→ RECORDED DATA
════

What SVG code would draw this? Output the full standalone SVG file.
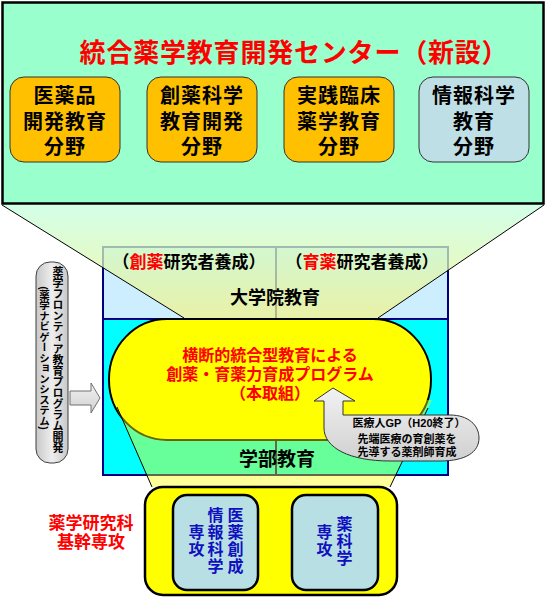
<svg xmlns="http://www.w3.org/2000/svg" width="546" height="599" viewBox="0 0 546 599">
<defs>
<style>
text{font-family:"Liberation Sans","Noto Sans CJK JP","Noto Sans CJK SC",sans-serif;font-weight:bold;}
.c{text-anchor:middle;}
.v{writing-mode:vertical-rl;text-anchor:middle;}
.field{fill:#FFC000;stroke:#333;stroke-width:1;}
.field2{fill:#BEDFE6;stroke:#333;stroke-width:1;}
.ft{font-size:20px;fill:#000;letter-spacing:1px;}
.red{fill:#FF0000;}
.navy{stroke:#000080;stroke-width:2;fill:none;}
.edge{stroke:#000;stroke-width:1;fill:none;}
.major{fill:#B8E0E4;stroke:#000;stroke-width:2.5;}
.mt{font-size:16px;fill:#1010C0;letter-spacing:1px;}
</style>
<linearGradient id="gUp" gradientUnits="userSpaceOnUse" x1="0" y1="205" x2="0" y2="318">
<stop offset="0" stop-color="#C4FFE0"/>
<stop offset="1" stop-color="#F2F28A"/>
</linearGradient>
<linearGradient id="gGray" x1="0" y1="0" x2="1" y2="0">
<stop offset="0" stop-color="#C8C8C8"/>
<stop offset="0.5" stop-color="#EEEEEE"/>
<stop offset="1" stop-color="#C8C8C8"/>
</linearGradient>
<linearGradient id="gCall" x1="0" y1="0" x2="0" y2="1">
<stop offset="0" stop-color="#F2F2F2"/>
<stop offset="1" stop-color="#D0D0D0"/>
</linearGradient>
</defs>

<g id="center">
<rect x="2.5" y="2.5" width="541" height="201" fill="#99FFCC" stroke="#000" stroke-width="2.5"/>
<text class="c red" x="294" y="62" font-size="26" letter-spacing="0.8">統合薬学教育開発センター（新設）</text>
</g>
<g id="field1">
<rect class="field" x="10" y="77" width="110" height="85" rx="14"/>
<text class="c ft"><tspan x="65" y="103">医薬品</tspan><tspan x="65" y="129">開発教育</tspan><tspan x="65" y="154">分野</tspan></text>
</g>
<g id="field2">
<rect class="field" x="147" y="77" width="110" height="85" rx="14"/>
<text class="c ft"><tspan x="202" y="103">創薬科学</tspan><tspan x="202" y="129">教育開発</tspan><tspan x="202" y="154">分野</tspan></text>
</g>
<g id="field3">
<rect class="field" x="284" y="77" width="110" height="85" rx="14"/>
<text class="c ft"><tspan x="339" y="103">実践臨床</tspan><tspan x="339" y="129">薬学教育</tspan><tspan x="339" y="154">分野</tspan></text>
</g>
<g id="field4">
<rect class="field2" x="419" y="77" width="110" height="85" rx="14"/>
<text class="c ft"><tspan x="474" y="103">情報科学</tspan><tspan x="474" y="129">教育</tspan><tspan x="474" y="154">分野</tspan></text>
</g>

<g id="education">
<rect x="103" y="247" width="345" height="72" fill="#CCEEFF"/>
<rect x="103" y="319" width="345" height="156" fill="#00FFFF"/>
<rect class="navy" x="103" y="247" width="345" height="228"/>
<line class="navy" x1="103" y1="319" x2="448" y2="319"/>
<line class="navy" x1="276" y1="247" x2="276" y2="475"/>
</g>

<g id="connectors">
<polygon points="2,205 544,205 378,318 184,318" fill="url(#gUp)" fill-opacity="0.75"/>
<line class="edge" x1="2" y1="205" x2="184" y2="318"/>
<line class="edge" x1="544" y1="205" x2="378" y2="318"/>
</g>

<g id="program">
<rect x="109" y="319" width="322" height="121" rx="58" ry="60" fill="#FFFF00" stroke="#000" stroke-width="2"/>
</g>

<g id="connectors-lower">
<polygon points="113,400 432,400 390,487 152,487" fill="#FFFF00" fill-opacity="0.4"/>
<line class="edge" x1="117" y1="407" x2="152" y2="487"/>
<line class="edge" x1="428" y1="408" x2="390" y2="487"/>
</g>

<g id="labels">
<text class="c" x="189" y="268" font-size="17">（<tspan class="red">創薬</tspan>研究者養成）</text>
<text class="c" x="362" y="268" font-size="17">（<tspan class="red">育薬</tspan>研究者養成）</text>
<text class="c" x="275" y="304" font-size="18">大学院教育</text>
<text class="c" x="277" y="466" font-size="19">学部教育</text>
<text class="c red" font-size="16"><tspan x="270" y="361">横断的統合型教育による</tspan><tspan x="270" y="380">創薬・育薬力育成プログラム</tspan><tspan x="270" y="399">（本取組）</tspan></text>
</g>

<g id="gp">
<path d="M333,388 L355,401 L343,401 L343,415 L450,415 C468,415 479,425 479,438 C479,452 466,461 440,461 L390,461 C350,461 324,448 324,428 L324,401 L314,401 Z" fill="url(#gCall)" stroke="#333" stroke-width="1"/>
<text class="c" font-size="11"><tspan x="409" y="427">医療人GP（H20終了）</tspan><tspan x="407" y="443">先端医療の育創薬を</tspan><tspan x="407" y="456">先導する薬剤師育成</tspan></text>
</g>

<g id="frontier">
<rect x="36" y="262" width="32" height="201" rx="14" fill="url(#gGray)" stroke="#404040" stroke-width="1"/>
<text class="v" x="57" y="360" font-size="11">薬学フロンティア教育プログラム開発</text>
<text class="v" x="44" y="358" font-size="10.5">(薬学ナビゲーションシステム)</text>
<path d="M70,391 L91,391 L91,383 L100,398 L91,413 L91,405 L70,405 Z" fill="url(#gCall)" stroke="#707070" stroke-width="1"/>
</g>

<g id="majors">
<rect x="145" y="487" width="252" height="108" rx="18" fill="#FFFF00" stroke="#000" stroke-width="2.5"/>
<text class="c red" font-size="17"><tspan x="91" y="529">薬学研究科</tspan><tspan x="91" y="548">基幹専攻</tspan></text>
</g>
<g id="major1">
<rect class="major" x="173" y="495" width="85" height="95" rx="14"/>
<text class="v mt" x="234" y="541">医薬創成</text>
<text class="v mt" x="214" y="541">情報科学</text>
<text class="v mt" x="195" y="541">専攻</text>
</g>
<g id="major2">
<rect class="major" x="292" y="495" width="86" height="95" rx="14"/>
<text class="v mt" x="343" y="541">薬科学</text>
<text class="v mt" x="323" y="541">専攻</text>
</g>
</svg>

════

Return each line from the material above exactly, but not the pictures.

→ ANSWER FOR THE TASK
What SVG code would draw this? Output the full standalone SVG file.
<svg xmlns="http://www.w3.org/2000/svg" width="546" height="599" viewBox="0 0 546 599">
<defs>
<style>
text{font-family:"Liberation Sans","Noto Sans CJK JP","Noto Sans CJK SC",sans-serif;font-weight:bold;}
.c{text-anchor:middle;}
.v{writing-mode:vertical-rl;text-anchor:middle;}
.field{fill:#FFC000;stroke:#333;stroke-width:1;}
.field2{fill:#BEDFE6;stroke:#333;stroke-width:1;}
.ft{font-size:20px;fill:#000;letter-spacing:1px;}
.red{fill:#FF0000;}
.navy{stroke:#000080;stroke-width:2;fill:none;}
.edge{stroke:#000;stroke-width:1;fill:none;}
.major{fill:#B8E0E4;stroke:#000;stroke-width:2.5;}
.mt{font-size:16px;fill:#1010C0;letter-spacing:1px;}
</style>
<linearGradient id="gUp" gradientUnits="userSpaceOnUse" x1="0" y1="205" x2="0" y2="318">
<stop offset="0" stop-color="#C4FFE0"/>
<stop offset="1" stop-color="#F2F28A"/>
</linearGradient>
<linearGradient id="gGray" x1="0" y1="0" x2="1" y2="0">
<stop offset="0" stop-color="#C8C8C8"/>
<stop offset="0.5" stop-color="#EEEEEE"/>
<stop offset="1" stop-color="#C8C8C8"/>
</linearGradient>
<linearGradient id="gCall" x1="0" y1="0" x2="0" y2="1">
<stop offset="0" stop-color="#F2F2F2"/>
<stop offset="1" stop-color="#D0D0D0"/>
</linearGradient>
</defs>

<g id="center">
<rect x="2.5" y="2.5" width="541" height="201" fill="#99FFCC" stroke="#000" stroke-width="2.5"/>
<text class="c red" x="294" y="62" font-size="26" letter-spacing="0.8">統合薬学教育開発センター（新設）</text>
</g>
<g id="field1">
<rect class="field" x="10" y="77" width="110" height="85" rx="14"/>
<text class="c ft"><tspan x="65" y="103">医薬品</tspan><tspan x="65" y="129">開発教育</tspan><tspan x="65" y="154">分野</tspan></text>
</g>
<g id="field2">
<rect class="field" x="147" y="77" width="110" height="85" rx="14"/>
<text class="c ft"><tspan x="202" y="103">創薬科学</tspan><tspan x="202" y="129">教育開発</tspan><tspan x="202" y="154">分野</tspan></text>
</g>
<g id="field3">
<rect class="field" x="284" y="77" width="110" height="85" rx="14"/>
<text class="c ft"><tspan x="339" y="103">実践臨床</tspan><tspan x="339" y="129">薬学教育</tspan><tspan x="339" y="154">分野</tspan></text>
</g>
<g id="field4">
<rect class="field2" x="419" y="77" width="110" height="85" rx="14"/>
<text class="c ft"><tspan x="474" y="103">情報科学</tspan><tspan x="474" y="129">教育</tspan><tspan x="474" y="154">分野</tspan></text>
</g>

<g id="education">
<rect x="103" y="247" width="345" height="72" fill="#CCEEFF"/>
<rect x="103" y="319" width="345" height="156" fill="#00FFFF"/>
<rect class="navy" x="103" y="247" width="345" height="228"/>
<line class="navy" x1="103" y1="319" x2="448" y2="319"/>
<line class="navy" x1="276" y1="247" x2="276" y2="475"/>
</g>

<g id="connectors">
<polygon points="2,205 544,205 378,318 184,318" fill="url(#gUp)" fill-opacity="0.75"/>
<line class="edge" x1="2" y1="205" x2="184" y2="318"/>
<line class="edge" x1="544" y1="205" x2="378" y2="318"/>
</g>

<g id="program">
<rect x="109" y="319" width="322" height="121" rx="58" ry="60" fill="#FFFF00" stroke="#000" stroke-width="2"/>
</g>

<g id="connectors-lower">
<polygon points="113,400 432,400 390,487 152,487" fill="#FFFF00" fill-opacity="0.4"/>
<line class="edge" x1="117" y1="407" x2="152" y2="487"/>
<line class="edge" x1="428" y1="408" x2="390" y2="487"/>
</g>

<g id="labels">
<text class="c" x="189" y="268" font-size="17">（<tspan class="red">創薬</tspan>研究者養成）</text>
<text class="c" x="362" y="268" font-size="17">（<tspan class="red">育薬</tspan>研究者養成）</text>
<text class="c" x="275" y="304" font-size="18">大学院教育</text>
<text class="c" x="277" y="466" font-size="19">学部教育</text>
<text class="c red" font-size="16"><tspan x="270" y="361">横断的統合型教育による</tspan><tspan x="270" y="380">創薬・育薬力育成プログラム</tspan><tspan x="270" y="399">（本取組）</tspan></text>
</g>

<g id="gp">
<path d="M333,388 L355,401 L343,401 L343,415 L450,415 C468,415 479,425 479,438 C479,452 466,461 440,461 L390,461 C350,461 324,448 324,428 L324,401 L314,401 Z" fill="url(#gCall)" stroke="#333" stroke-width="1"/>
<text class="c" font-size="11"><tspan x="409" y="427">医療人GP（H20終了）</tspan><tspan x="407" y="443">先端医療の育創薬を</tspan><tspan x="407" y="456">先導する薬剤師育成</tspan></text>
</g>

<g id="frontier">
<rect x="36" y="262" width="32" height="201" rx="14" fill="url(#gGray)" stroke="#404040" stroke-width="1"/>
<text class="v" x="57" y="360" font-size="11">薬学フロンティア教育プログラム開発</text>
<text class="v" x="44" y="358" font-size="10.5">(薬学ナビゲーションシステム)</text>
<path d="M70,391 L91,391 L91,383 L100,398 L91,413 L91,405 L70,405 Z" fill="url(#gCall)" stroke="#707070" stroke-width="1"/>
</g>

<g id="majors">
<rect x="145" y="487" width="252" height="108" rx="18" fill="#FFFF00" stroke="#000" stroke-width="2.5"/>
<text class="c red" font-size="17"><tspan x="91" y="529">薬学研究科</tspan><tspan x="91" y="548">基幹専攻</tspan></text>
</g>
<g id="major1">
<rect class="major" x="173" y="495" width="85" height="95" rx="14"/>
<text class="v mt" x="234" y="541">医薬創成</text>
<text class="v mt" x="214" y="541">情報科学</text>
<text class="v mt" x="195" y="541">専攻</text>
</g>
<g id="major2">
<rect class="major" x="292" y="495" width="86" height="95" rx="14"/>
<text class="v mt" x="343" y="541">薬科学</text>
<text class="v mt" x="323" y="541">専攻</text>
</g>
</svg>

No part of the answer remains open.